Welsh Law and Welsh Nationality
Wales was divided into a number of kingdoms and only once was a strong ruler, Gruffydd ap Llywelyn, able to unite these into a single realm. It is frequently stated that Welsh law demanded the splitting of a kingdom between all the ruler's sons, but this is not strictly correct. All the Redactions mention the edling, the heir to the throne, chosen by the king from among his sons, including illegitimate sons, and brothers. Each of the other sons was entitled to a share of land within the kingdom, a similar system to appanage, but the laws do not prescribe the division of the kingdom itself, though this was frequently done to avoid civil war. The Law of Hywel was one of the most important unifying factors, applied in all parts of Wales with only minor variations. In the section on the laws as applied to an alltud, a foreigner coming to live in the kingdom, only a person from outside Wales was an alltud; a person from Deheubarth moving to Gwynedd, for example, was not an alltud.
Welsh law usually applied in the Welsh Marches as well as the areas ruled by Welsh princes. In the event of a dispute, the first argument in the border regions might be about which law should apply.
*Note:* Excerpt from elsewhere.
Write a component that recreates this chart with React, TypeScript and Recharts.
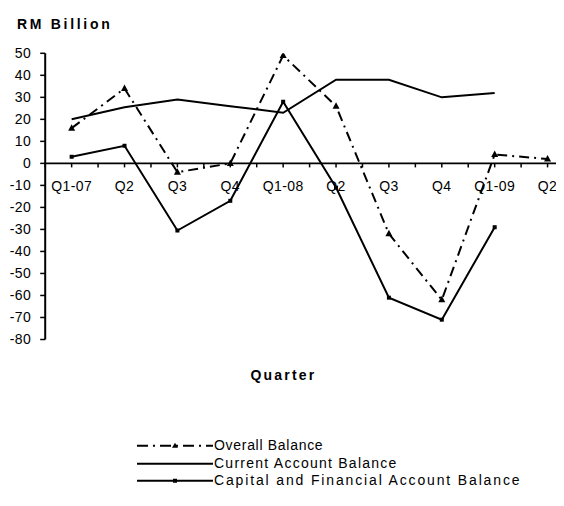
import React from 'react';
import { LineChart, Line, XAxis, YAxis, ReferenceLine, Legend } from 'recharts';

const quarters = ['Q1-07', 'Q2', 'Q3', 'Q4', 'Q1-08', 'Q2', 'Q3', 'Q4', 'Q1-09', 'Q2'];
const overallBalance = [16, 34, -4, 0, 49, 26, -32, -62, 4, 2];
const currentAccountBalance = [20, 25.5, 29, 26, 23, 38, 38, 30, 32, null];
const capitalFinancialBalance = [3, 8, -30.5, -17, 28, -11, -61, -71, -29, null];
const yTicks = [50, 40, 30, 20, 10, 0, -10, -20, -30, -40, -50, -60, -70, -80];

const seriesNames = {
  overall: 'Overall Balance',
  current: 'Current Account Balance',
  capital: 'Capital and Financial Account Balance',
};

const data = quarters.map((q, i) => ({
  quarter: q,
  overall: overallBalance[i],
  current: currentAccountBalance[i],
  capital: capitalFinancialBalance[i],
}));

const FONT = '"Liberation Sans", Arial, sans-serif';
const CHART_W = 566;
const CHART_H = 498;
const X_AXIS_H = 30;
const MARGIN = { top: 45.3, right: 0, bottom: 166.5 - X_AXIS_H, left: 0 };
const Y_AXIS_W = 37.2;
const Y_MIN = -80;
const Y_MAX = 50;
const PLOT_H = CHART_H - MARGIN.top - MARGIN.bottom - X_AXIS_H;
const ZERO_Y = MARGIN.top + (PLOT_H * Y_MAX) / (Y_MAX - Y_MIN);
const PLOT_W = CHART_W - Y_AXIS_W - MARGIN.left - MARGIN.right;
const BAND = PLOT_W / quarters.length;
const OVERALL_DASH = '10 5 2 5';

const XTick = (props: any) => {
  const { x, payload } = props;
  return (
    <g>
      <line x1={x} x2={x} y1={ZERO_Y} y2={ZERO_Y + 4} stroke="#000" strokeWidth={1.5} />
      <line x1={x - BAND / 2} x2={x - BAND / 2} y1={ZERO_Y} y2={ZERO_Y + 4} stroke="#000" strokeWidth={1.5} />
      <text
        x={x}
        y={ZERO_Y + 18}
        dy="0.71em"
        textAnchor="middle"
        fill="#000"
        fontFamily={FONT}
        fontSize={14}
        letterSpacing={0.4}
      >
        {payload.value}
      </text>
    </g>
  );
};

const TriangleDot = (props: any) => {
  const { cx, cy, value, index } = props;
  if (cx == null || cy == null || value == null) return <g key={`t${index}`} />;
  return (
    <polygon
      key={`t${index}`}
      points={`${cx},${cy - 4} ${cx - 3.5},${cy + 2.5} ${cx + 3.5},${cy + 2.5}`}
      fill="#000"
    />
  );
};

const SquareDot = (props: any) => {
  const { cx, cy, value, index } = props;
  if (cx == null || cy == null || value == null) return <g key={`s${index}`} />;
  return <rect key={`s${index}`} x={cx - 2} y={cy - 2} width={4} height={4} fill="#000" />;
};

const LegendContent = () => {
  const rowH = 17.5;
  const sampleW = 76;
  const textStyle = (spacing: number): React.CSSProperties => ({
    fontFamily: FONT,
    fontSize: 14,
    letterSpacing: spacing,
    color: '#000',
    lineHeight: `${rowH}px`,
    marginLeft: 1,
    whiteSpace: 'nowrap',
  });
  const row = (sample: React.ReactNode, label: string, spacing: number) => (
    <div style={{ display: 'flex', alignItems: 'center', height: rowH }}>
      <svg width={sampleW} height={rowH} style={{ display: 'block' }}>
        {sample}
      </svg>
      <span style={textStyle(spacing)}>{label}</span>
    </div>
  );
  const mid = rowH / 2;
  return (
    <div>
      {row(
        <g>
          <line x1={0} x2={sampleW} y1={mid} y2={mid} stroke="#000" strokeWidth={2} strokeDasharray="11 5 2 5" />
          <polygon points={`${38},${mid - 3} ${35},${mid + 2} ${41},${mid + 2}`} fill="#000" />
        </g>,
        seriesNames.overall,
        0.7
      )}
      {row(<line x1={0} x2={sampleW} y1={mid} y2={mid} stroke="#000" strokeWidth={2} />, seriesNames.current, 1.25)}
      {row(
        <g>
          <line x1={0} x2={sampleW} y1={mid} y2={mid} stroke="#000" strokeWidth={2} />
          <rect x={36} y={mid - 2} width={4} height={4} fill="#000" />
        </g>,
        seriesNames.capital,
        1.85
      )}
    </div>
  );
};

export default function App() {
  return (
    <div style={{ position: 'relative', width: 556, height: CHART_H, overflow: 'hidden' }}>
      <div
        style={{
          position: 'absolute',
          left: 9,
          top: 7,
          fontFamily: FONT,
          fontWeight: 'bold',
          fontSize: 14,
          letterSpacing: 2.7,
          color: '#000',
          lineHeight: '18px',
          zIndex: 2,
        }}
      >
        RM Billion
      </div>
      <div
        style={{
          position: 'absolute',
          left: 0,
          width: 551,
          top: 358,
          textAlign: 'center',
          fontFamily: FONT,
          fontWeight: 'bold',
          fontSize: 14,
          letterSpacing: 2.2,
          color: '#000',
          lineHeight: '18px',
          zIndex: 2,
        }}
      >
        Quarter
      </div>
      <LineChart width={CHART_W} height={CHART_H} data={data} margin={MARGIN}>
        <XAxis
          dataKey="quarter"
          height={X_AXIS_H}
          axisLine={false}
          tickLine={false}
          interval={0}
          padding={{ left: BAND / 2, right: BAND / 2 }}
          tick={<XTick />}
        />
        <YAxis
          type="number"
          width={Y_AXIS_W}
          domain={[Y_MIN, Y_MAX]}
          ticks={yTicks}
          interval={0}
          allowDataOverflow
          tickSize={5}
          tickMargin={9}
          axisLine={{ stroke: '#000', strokeWidth: 2 }}
          tickLine={{ stroke: '#000', strokeWidth: 1.5 }}
          tick={{ fill: '#000', fontFamily: FONT, fontSize: 14, letterSpacing: 0.4 }}
        />
        <ReferenceLine y={0} stroke="#000" strokeWidth={1.8} />
        <Line
          type="linear"
          dataKey="current"
          name={seriesNames.current}
          stroke="#000"
          strokeWidth={2}
          dot={false}
          activeDot={false}
          isAnimationActive={false}
        />
        <Line
          type="linear"
          dataKey="capital"
          name={seriesNames.capital}
          stroke="#000"
          strokeWidth={2}
          dot={SquareDot}
          activeDot={false}
          isAnimationActive={false}
        />
        <Line
          type="linear"
          dataKey="overall"
          name={seriesNames.overall}
          stroke="#000"
          strokeWidth={2}
          strokeDasharray={OVERALL_DASH}
          dot={TriangleDot}
          activeDot={false}
          isAnimationActive={false}
        />
        <Legend
          layout="vertical"
          align="center"
          verticalAlign="middle"
          content={LegendContent}
          wrapperStyle={{ position: 'absolute', left: 129, top: 429, width: 420, height: 54 }}
        />
      </LineChart>
    </div>
  );
}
For example when Gruffydd ap Gwenwynwyn was in dispute with Roger Mortimer about some lands, it was Gruffydd who wanted the case heard under English law and Mortimer who wanted Welsh law to apply. The matter went to the royal justices, who decided in 1281 that since the lands concerned lay in Wales, Welsh law should be used.
Welsh law came to be a particularly important badge of nationhood in the 12th and 13th centuries, particularly during the struggle between Llywelyn the Last and King Edward I of England in the second half of the 13th century. Llywelyn stated:
- Each province under the empire of the lord king has its own laws and customs according to the peculiarities and uses of those parts where it is situated, as do the Gascons in Gascony, the Scots in Scotland, the Irish in Ireland and the English in England; and this conduces rather to the glory of the Crown of the lord king than to its degradation. And so the Prince seeks that he may be able to have his own Welsh law ...
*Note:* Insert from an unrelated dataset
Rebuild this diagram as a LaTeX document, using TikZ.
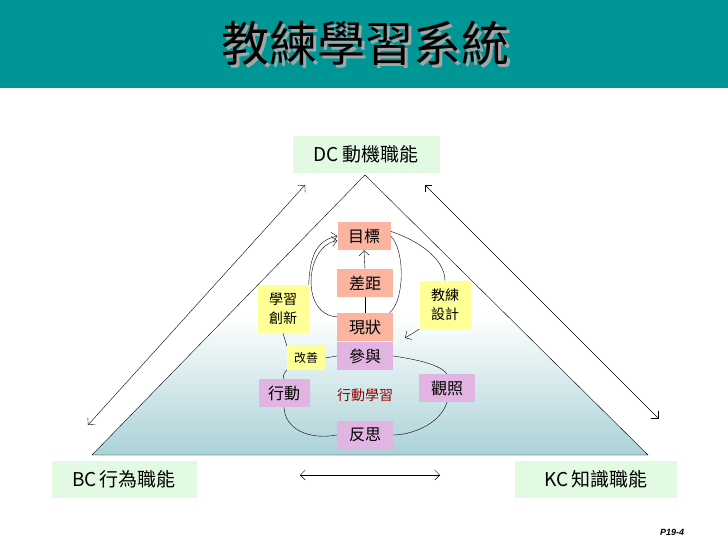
\documentclass[tikz,border=0pt]{standalone}
\usepackage{fontspec}
\setmainfont{Liberation Sans}
\newfontfamily\cjk{Noto Sans CJK TC}
\usetikzlibrary{arrows.meta}
\definecolor{bar}{RGB}{0,150,150}
\definecolor{salm}{RGB}{250,180,160}
\definecolor{pink}{RGB}{225,180,225}
\definecolor{yell}{RGB}{255,255,150}
\definecolor{lgreen}{RGB}{225,250,225}
\definecolor{bot}{RGB}{170,210,215}
\begin{document}
\begin{tikzpicture}[x=1pt,y=-1pt,
  lbl/.style={fill=lgreen,minimum width=147pt,minimum height=37pt,font=\cjk\fontsize{19}{19}\selectfont},
  sal/.style={fill=salm,minimum width=56pt,minimum height=28pt,inner sep=0pt,font=\cjk\fontsize{16}{16}\selectfont},
  pnk/.style={fill=pink,minimum width=56pt,minimum height=28pt,inner sep=0pt,font=\cjk\fontsize{16}{16}\selectfont},
  yel/.style={fill=yell,minimum width=51pt,minimum height=48pt,inner sep=1pt,align=center,font=\cjk\fontsize{14}{19}\selectfont},
  arr/.style={-{Straight Barb[length=5pt]},thin},
  darr/.style={{Straight Barb[length=5pt]}-{Straight Barb[length=5pt]},thin}]
\useasboundingbox (0,0) rectangle (728,546);
\fill[white] (0,0) rectangle (728,546);
\fill[bar] (0,0) rectangle (728,88);
\node (title) at (365,45) {\cjk\fontsize{48}{48}\selectfont\rlap{\hspace{3pt}\raisebox{-3pt}{\textcolor{gray!70}{教練學習系統}}}教練學習系統};
\shade[top color=white,bottom color=bot,middle color=white] (365,175) -- (648,455) -- (92,455) -- cycle;
\draw[thin] (365,175) -- (648,455) -- (92,455) -- cycle;
\node[lbl] (dc) at (366,154) {DC\,動機職能};
\node[lbl,minimum width=145pt] (bc) at (124,479) {BC\,行為職能};
\node[lbl,minimum width=162pt] (kc) at (596,479) {KC\,知識職能};
\coordinate (l1) at (305,185); \coordinate (l2) at (88,425);
\coordinate (r1) at (425,185); \coordinate (r2) at (658,418);
\coordinate (b1) at (300,475); \coordinate (b2) at (440,475);
\draw[darr] (l1) -- (l2); \draw[darr] (r1) -- (r2); \draw[darr] (b1) -- (b2);
\node[sal,minimum width=53pt] (mb) at (364,236) {目標};
\node[sal] (cj) at (365,283) {差距};
\node[sal] (xz) at (365,327) {現狀};
\node[pnk] (cy) at (365,356) {參與};
\node[pnk] (gz) at (447,388) {觀照};
\node[pnk,minimum width=51pt] (xd) at (284,393) {行動};
\node[pnk] (fs) at (365,435) {反思};
\node[yel] (cx) at (283,309) {學習\\創新};
\node[yel] (jl) at (445,305) {教練\\設計};
\node[yel,font=\cjk\fontsize{12}{12}\selectfont,minimum width=38pt,minimum height=24pt] (gs) at (306,358) {改善};
\node[text=red!60!black,font=\cjk\fontsize{14}{14}\selectfont] (xdxx) at (365,395) {行動學習};
\coordinate (jt) at (405,338);
\draw[arr] (cj.north) -- (mb.south);
\draw (xz.north) -- (cj.south);
\draw[arr] (xz.160) .. controls (300,315) and (305,245) .. (mb.190);
\draw (mb.east) .. controls (405,250) and (405,300) .. (xz.30);
\draw[arr] (cx.north east) .. controls (310,250) and (320,240) .. (mb.west);
\draw (mb.10) .. controls (430,245) and (445,265) .. (jl.north);
\draw[arr] (jl.south west) -- (jt);
\draw (cx.south) -- (gs.north west);
\draw (gs.east) -- (cy.west);
\draw (gs.south west) .. controls (285,372) and (282,376) .. (xd.north);
\draw (cy.east) .. controls (420,360) and (440,365) .. (gz.north);
\draw (gz.south) .. controls (440,425) and (410,435) .. (fs.east);
\draw (fs.west) .. controls (310,440) and (285,430) .. (xd.south);
\node[font=\bfseries\itshape\small] (pg) at (672,532) {P19-4};
\end{tikzpicture}
\end{document}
The Archbishop of Canterbury, John Peckham when involved in negotiations with Llywelyn on behalf of King Edward in 1282 sent Llywelyn a letter in which he denounced Welsh law, stating that King Hywel must have been inspired by the devil. Peckham had presumably consulted the Peniarth 28 manuscript which was apparently held in the library at St. Augustine's Abbey, Canterbury at this time. One of the features to which the English church objected was the equal share of land given to illegitimate sons. Following Llywelyn's death the Statute of Rhuddlan in 1284 introduced English criminal law into Wales: "in thefts, larcenies, burnings, murders, manslaughters and manifest and notorious robberies — we will that they shall use the laws of England". Nearly two hundred years after Welsh law ceased to be used for criminal cases, the poet Dafydd ab Edmwnd (fl. 1450–80) wrote an elegy for his friend, the harpist Siôn Eos, who had accidentally killed a man in a tavern brawl in Chirk. Siôn Eos was hanged, and Dafydd ab Edmwnd laments that he could not have been tried under the more humane Law of Hywel rather than "the law of London".
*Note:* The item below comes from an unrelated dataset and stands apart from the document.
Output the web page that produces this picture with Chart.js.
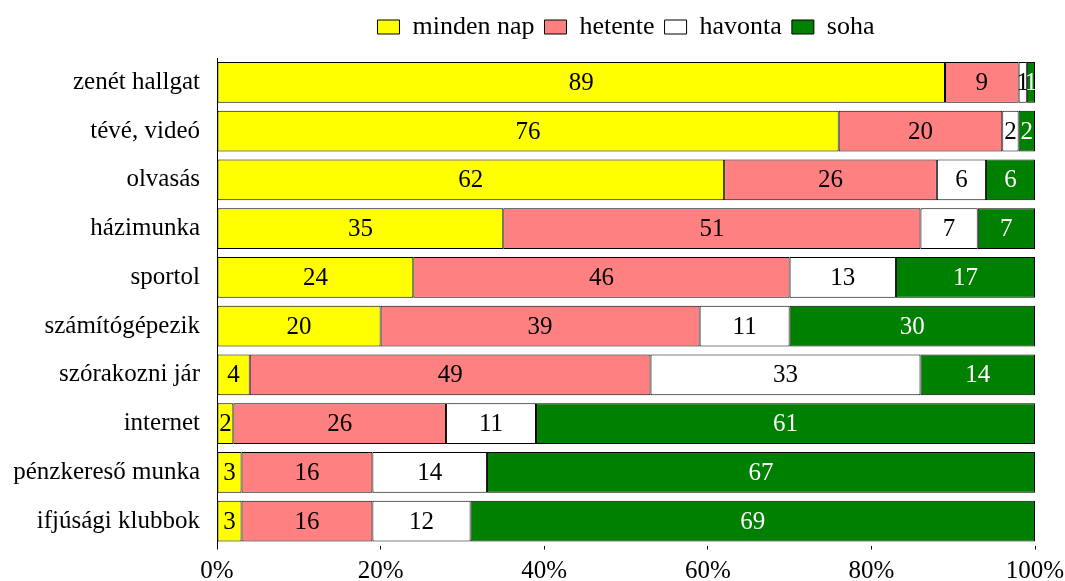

Welsh law was still used for civil cases such as land inheritance, contracts, sureties and similar matters, though with changes, for example illegitimate sons could no longer claim part of the inheritance. The Laws in Wales Acts 1535–1542 brought Wales entirely under English law; when the 1535 Act declares the intention utterly to extirpe alle and singular sinister usages and customs belonging to Wales, Welsh law was probably the main target.